Sending less often usually doesn't hurt your open rate and can even help it, since each issue is a bigger event to inactive-but-subscribed readers. What actually kills open rates is unpredictability and long unannounced gaps, not a slower cadence.
Should I switch cadence once I have more subscribers?
Only if your capacity has genuinely changed. A bigger list doesn't require more frequent sends. Many well-run newsletters stay biweekly or monthly at tens of thousands of subscribers because the cadence was never the growth lever — consistency and clarity of value were.
What do I do if I miss a scheduled send?
Skip the apology-spiral. Send the next issue on schedule, normal tone, no lengthy explanation.

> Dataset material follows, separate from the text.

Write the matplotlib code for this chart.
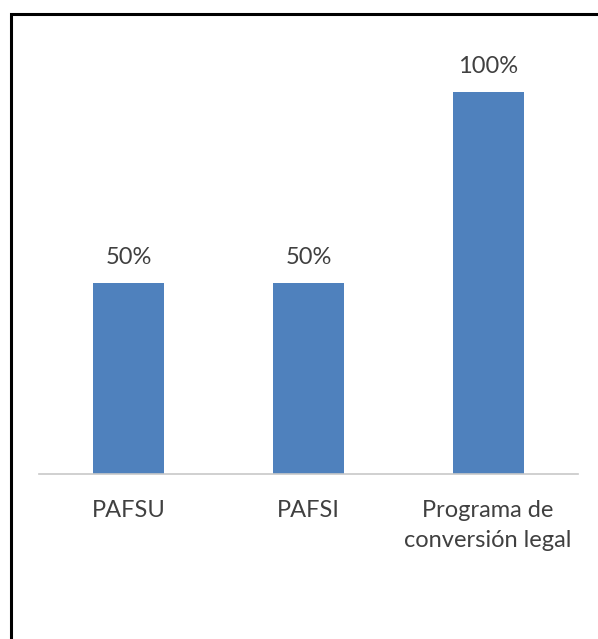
import matplotlib.pyplot as plt
from matplotlib.patches import Rectangle

categories = ["PAFSU", "PAFSI", "Programa de\nconversión legal"]
shares = [0.50, 0.50, 1.00]

plt.rcParams['font.family'] = ['Lato', 'DejaVu Sans']

fig = plt.figure(figsize=(5.98, 6.39), dpi=100)

# outer chart frame, running off the right and bottom edges
fig.patches.append(Rectangle((11 / 598, -0.1), 1.2, 1.1 - 14 / 639,
                             transform=fig.transFigure, fill=False,
                             edgecolor='black', linewidth=2.2))

ax = fig.add_axes([39 / 598, 165 / 639, 539 / 598, 382 / 639])
bars = ax.bar(range(len(categories)), shares, width=0.395, color='#4f81bd')
ax.set_xlim(-0.5, 2.5)
ax.set_ylim(0, 1.0)

for rect, val in zip(bars, shares):
    ax.text(rect.get_x() + rect.get_width() / 2, val + 0.05, f"{val:.0%}",
            ha='center', va='baseline', fontsize=17, color='#404040',
            clip_on=False)

ax.set_xticks(range(len(categories)))
ax.set_xticklabels(categories, fontsize=17, color='#404040', linespacing=1.5,
                   va='top')
ax.tick_params(axis='x', length=0, pad=19)
ax.set_yticks([])
for side in ['top', 'left', 'right']:
    ax.spines[side].set_visible(False)
ax.spines['bottom'].set_color('#c8c8c8')
ax.spines['bottom'].set_linewidth(1.2)

fig.savefig('out.png', dpi=100)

A one-line acknowledgment is optional and fine; a paragraph of self-flagellation trains readers to expect drama instead of value.
Does daily ever make sense for a newsletter?
Rarely, and mostly for narrow formats: markets recaps, sports, breaking-news-adjacent beats, or short curated link roundups with a near-zero production cost per issue. If your format requires original writing or research each time, daily is close to unsustainable outside a full-time team.
About the author: Yeheli is the founder of TheDailyStackStudio and writes The AI Stack, a weekly newsletter on beehiiv. This page reflects the cadence decisions that have actually kept that newsletter on schedule, not a theoretical best-practices list.

Bottom line: Pick the cadence your real, busy life can hold for six months, not the one that sounds most impressive today. Weekly is a good default, biweekly is a good permanent home, monthly can work for deep content, and daily is rarely the right call outside a handful of formats. Whatever you pick, protect it with a buffer and a skip protocol so one hard week doesn't become the reason the whole thing quietly stops.